During her illness, Tokah had begun counseling a similarly afflicted woman who lives near me, and one thing she decided to do with her improved health situation was to drive to Indianapolis for a visit with this friend. So we made arrangements and Gail and I met with her in November 2011 for a couple hours of wonderful fellowship. I was impressed with her friendliness, good sense of humor, and the courage and determination with which she made a demanding journey to bring some grace and warmth to a friend in need.
Throughout 2012, Tokah has continued to be a regular reader and commenter here on Internet Monk, and her contributions from the perspective of one who has become part of an Eastern Orthodox congregation have been helpful and encouraging.
During my sabbatical month in November, Jeff did a series based on Tim Stafford’s book Miracles that gave readers a chance to talk about our perspectives on the signs and wonders that God does in this world. How pleased I was to see that Tokah had given a contribution!

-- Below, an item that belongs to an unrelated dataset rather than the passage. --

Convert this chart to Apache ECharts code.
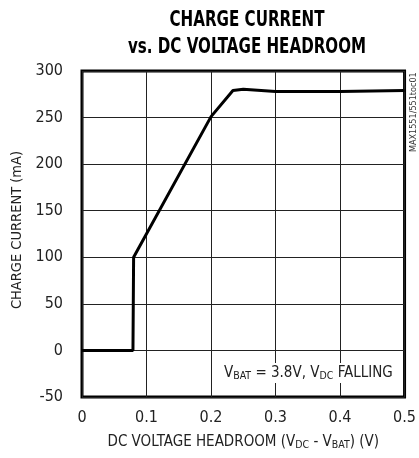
<!DOCTYPE html>
<html><head><meta charset="utf-8">
<script src="https://cdn.jsdelivr.net/npm/echarts@6/dist/echarts.min.js"></script>
<style>html,body{margin:0;padding:0;background:#fff}#c{width:419px;height:458px}</style>
</head><body><div id="c"></div>
<script>
var headroomV = [0, 0.079, 0.08, 0.2, 0.234, 0.25, 0.3, 0.4, 0.5];
var chargeCurrent = [0, 0, 100, 251, 279, 280.5, 278, 278, 279];
var xTicks = [0, 0.1, 0.2, 0.3, 0.4, 0.5];
var yTicks = [-50, 0, 50, 100, 150, 200, 250, 300];

var FONT = "'Liberation Sans Narrow','DejaVu Sans Condensed',sans-serif";
var chart = echarts.init(document.getElementById('c'), null, {renderer: 'canvas'});
var pts = headroomV.map(function (x, i) { return [x, chargeCurrent[i]]; });
chart.setOption({
  animation: false,
  backgroundColor: '#fff',
  grid: {left: 82, right: 12, top: 71, bottom: 61, show: true, borderColor: '#000', borderWidth: 3, containLabel: false},
  xAxis: {
    type: 'value', min: xTicks[0], max: xTicks[xTicks.length - 1], interval: 0.1,
    axisLine: {show: false}, axisTick: {show: false},
    splitLine: {show: true, lineStyle: {color: '#222', width: 1}},
    axisLabel: {fontFamily: FONT, fontSize: 16, color: '#222', margin: 13,
      formatter: function (v) { return v === 0 ? '0' : v.toFixed(1); }},
    name: 'DC VOLTAGE HEADROOM (V{s|DC} - V{s|BAT}) (V)',
    nameLocation: 'middle', nameGap: 36,
    nameTextStyle: {fontFamily: FONT, fontSize: 15, color: '#222', lineHeight: 18,
      rich: {s: {fontFamily: FONT, fontSize: 10.5, color: '#222', verticalAlign: 'bottom', lineHeight: 12}}}
  },
  yAxis: {
    type: 'value', min: yTicks[0], max: yTicks[yTicks.length - 1], interval: 50,
    axisLine: {show: false}, axisTick: {show: false},
    splitLine: {show: true, lineStyle: {color: '#222', width: 1}},
    axisLabel: {fontFamily: FONT, fontSize: 16, color: '#222', margin: 19},
    name: 'CHARGE CURRENT (mA)', nameLocation: 'middle', nameGap: 53,
    nameTextStyle: {fontFamily: FONT, fontSize: 14.5, color: '#222', padding: [0, 0, 0, 8]}
  },
  graphic: [
    {type: 'text', x: 247, y: 7, scaleX: 0.8, z: 10,
      style: {text: 'CHARGE CURRENT\nvs. DC VOLTAGE HEADROOM', fontFamily: FONT, fontWeight: 'bold',
        fontSize: 21, lineHeight: 27, fill: '#000', align: 'center', verticalAlign: 'top'}},
    {type: 'text', left: 222, top: 363, z: 10,
      style: {text: 'V{s|BAT} = 3.8V, V{s|DC} FALLING', fontFamily: FONT, fontSize: 15, fill: '#222',
        backgroundColor: '#fff', padding: [1, 2, 1, 2], lineHeight: 18,
        rich: {s: {fontFamily: FONT, fontSize: 10.5, fill: '#222', verticalAlign: 'bottom', lineHeight: 12}}}},
    {type: 'text', x: 409.5, y: 152, rotation: Math.PI / 2, z: 10,
      style: {text: 'MAX1551/551toc01', fontFamily: FONT, fontSize: 9, fill: '#333', verticalAlign: 'top'}}
  ],
  series: [{
    type: 'line', data: pts, showSymbol: false, symbol: 'none',
    lineStyle: {color: '#000', width: 3}, z: 5
  }]
});
</script></body></html>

And oh, what a contribution it was. She wrote about the question, “What Happens After the Miracle?” As Jeff wrote in his introduction to it, “I had honestly never thought of this side of the miraculous before.” Everyone I talked to about the article said the same thing. Tokah described a “post-miracle wilderness” that few of us knew existed. “Walking and leaping and praising God” (Acts 3:8) gave way to long-term challenges of how to deal with your own thoughts and feelings and the fact that others don’t know how to relate to someone who has undergone such a dramatic change. As she found, “You will be a square peg in a round hole for a very long time, always a bit of a freak. There is a serious risk of being treated as the boy who cried wolf. Even the very Christians who have prayed for you faithfully often are not sure what to make of you now.”
A friend of mine who had a similar experience actually told me, “I have felt God’s hand has been against me every since ‘saving’ me and there have been many times I wish He had not.”
It does not get any more honest or “real” than that, folks.
And that is why I am here to say that the post of the year on Internet Monk in 2012 was Tokah’s “What Happens After the Miracle.”
Follow the link and read it again. And again. And again.
Tokah, I wish I had something tangible to give you to acknowledge your invaluable contribution. But then, I think God has given you the greatest gift of all. No, not your healing, as wonderful as that is. The gift of wisdom. Thanks for sharing it with us.